◆ **RECORDED DATA**

====================

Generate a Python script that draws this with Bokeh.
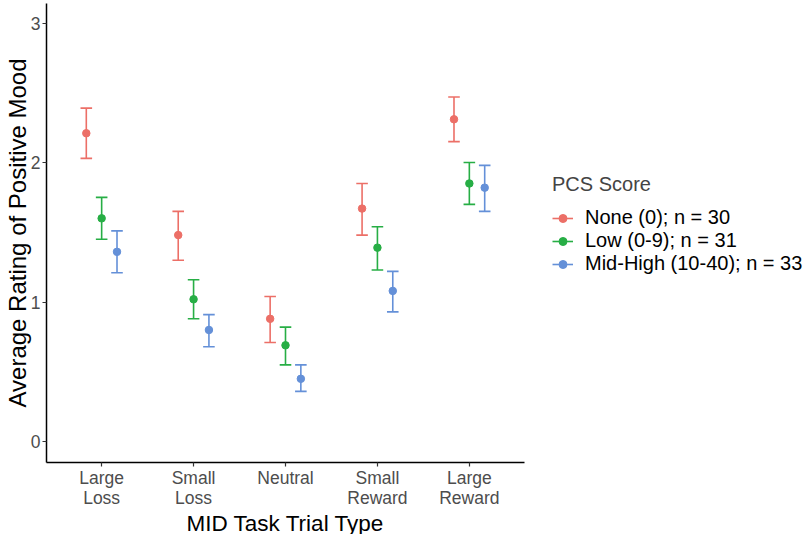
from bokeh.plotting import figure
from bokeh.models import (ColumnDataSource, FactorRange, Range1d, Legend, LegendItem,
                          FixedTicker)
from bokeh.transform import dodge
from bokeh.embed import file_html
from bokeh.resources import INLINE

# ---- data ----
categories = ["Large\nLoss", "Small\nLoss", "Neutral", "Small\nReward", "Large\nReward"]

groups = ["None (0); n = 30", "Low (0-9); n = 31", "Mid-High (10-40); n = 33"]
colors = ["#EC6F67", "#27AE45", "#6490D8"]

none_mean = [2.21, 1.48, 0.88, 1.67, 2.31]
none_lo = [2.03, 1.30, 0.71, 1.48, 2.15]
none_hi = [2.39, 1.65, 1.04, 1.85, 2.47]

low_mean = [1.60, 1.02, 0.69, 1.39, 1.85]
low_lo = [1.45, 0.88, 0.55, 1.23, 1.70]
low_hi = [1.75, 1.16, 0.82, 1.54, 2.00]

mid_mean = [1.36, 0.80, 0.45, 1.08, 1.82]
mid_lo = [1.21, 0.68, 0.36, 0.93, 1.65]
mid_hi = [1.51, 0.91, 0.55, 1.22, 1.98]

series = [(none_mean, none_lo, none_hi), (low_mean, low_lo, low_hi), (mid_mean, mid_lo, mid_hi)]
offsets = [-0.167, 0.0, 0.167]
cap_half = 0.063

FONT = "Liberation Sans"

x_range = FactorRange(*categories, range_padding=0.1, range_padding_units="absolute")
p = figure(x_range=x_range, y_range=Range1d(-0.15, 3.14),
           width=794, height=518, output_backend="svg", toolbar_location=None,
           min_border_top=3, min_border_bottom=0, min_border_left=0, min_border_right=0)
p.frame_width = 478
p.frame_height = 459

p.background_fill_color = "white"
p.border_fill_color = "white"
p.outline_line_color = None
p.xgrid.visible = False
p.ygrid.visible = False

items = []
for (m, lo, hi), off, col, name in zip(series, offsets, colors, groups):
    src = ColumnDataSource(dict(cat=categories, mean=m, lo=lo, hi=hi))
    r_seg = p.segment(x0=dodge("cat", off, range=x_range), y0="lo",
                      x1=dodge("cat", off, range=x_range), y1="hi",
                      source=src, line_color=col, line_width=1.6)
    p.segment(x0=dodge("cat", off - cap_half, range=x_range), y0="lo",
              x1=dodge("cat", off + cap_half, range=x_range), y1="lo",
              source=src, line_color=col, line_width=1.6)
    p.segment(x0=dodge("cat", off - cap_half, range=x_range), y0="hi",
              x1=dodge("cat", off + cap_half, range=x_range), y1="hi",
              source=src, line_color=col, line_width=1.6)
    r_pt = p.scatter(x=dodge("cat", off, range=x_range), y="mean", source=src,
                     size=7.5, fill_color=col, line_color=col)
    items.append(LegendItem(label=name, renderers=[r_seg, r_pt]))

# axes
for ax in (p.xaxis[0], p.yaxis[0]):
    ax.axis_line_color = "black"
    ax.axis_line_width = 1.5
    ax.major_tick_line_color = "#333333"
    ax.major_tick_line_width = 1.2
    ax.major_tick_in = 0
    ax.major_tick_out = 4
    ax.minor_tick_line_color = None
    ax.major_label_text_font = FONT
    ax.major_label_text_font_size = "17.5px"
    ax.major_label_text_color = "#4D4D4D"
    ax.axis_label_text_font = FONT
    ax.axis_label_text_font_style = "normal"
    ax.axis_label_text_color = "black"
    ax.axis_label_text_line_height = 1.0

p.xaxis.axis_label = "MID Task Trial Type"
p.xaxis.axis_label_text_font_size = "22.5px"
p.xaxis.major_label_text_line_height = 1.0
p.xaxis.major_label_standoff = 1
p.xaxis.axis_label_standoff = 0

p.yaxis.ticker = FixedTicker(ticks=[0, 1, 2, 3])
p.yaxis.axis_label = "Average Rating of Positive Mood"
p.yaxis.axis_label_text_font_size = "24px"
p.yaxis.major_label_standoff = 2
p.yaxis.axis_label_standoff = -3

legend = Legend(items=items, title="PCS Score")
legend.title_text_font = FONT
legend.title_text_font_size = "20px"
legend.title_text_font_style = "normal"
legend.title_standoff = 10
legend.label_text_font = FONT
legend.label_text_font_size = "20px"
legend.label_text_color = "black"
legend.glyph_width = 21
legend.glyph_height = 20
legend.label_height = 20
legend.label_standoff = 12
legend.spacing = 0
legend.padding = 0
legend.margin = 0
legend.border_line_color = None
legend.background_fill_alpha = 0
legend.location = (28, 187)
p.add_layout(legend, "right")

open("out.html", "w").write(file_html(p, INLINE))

====================

◆ **PROBLEM STATEMENT**
Copy exactly the lines running from the beginning of the listing through the line that has "low_hi = [1.75, 1.16, 0.82, 1.54, 2.00]". Drop the pictures.

◆ **RESPONSE TO THIS EXERCISE**
Generate a Python script that draws this with Bokeh.
from bokeh.plotting import figure
from bokeh.models import (ColumnDataSource, FactorRange, Range1d, Legend, LegendItem,
                          FixedTicker)
from bokeh.transform import dodge
from bokeh.embed import file_html
from bokeh.resources import INLINE

# ---- data ----
categories = ["Large\nLoss", "Small\nLoss", "Neutral", "Small\nReward", "Large\nReward"]

groups = ["None (0); n = 30", "Low (0-9); n = 31", "Mid-High (10-40); n = 33"]
colors = ["#EC6F67", "#27AE45", "#6490D8"]

none_mean = [2.21, 1.48, 0.88, 1.67, 2.31]
none_lo = [2.03, 1.30, 0.71, 1.48, 2.15]
none_hi = [2.39, 1.65, 1.04, 1.85, 2.47]

low_mean = [1.60, 1.02, 0.69, 1.39, 1.85]
low_lo = [1.45, 0.88, 0.55, 1.23, 1.70]
low_hi = [1.75, 1.16, 0.82, 1.54, 2.00]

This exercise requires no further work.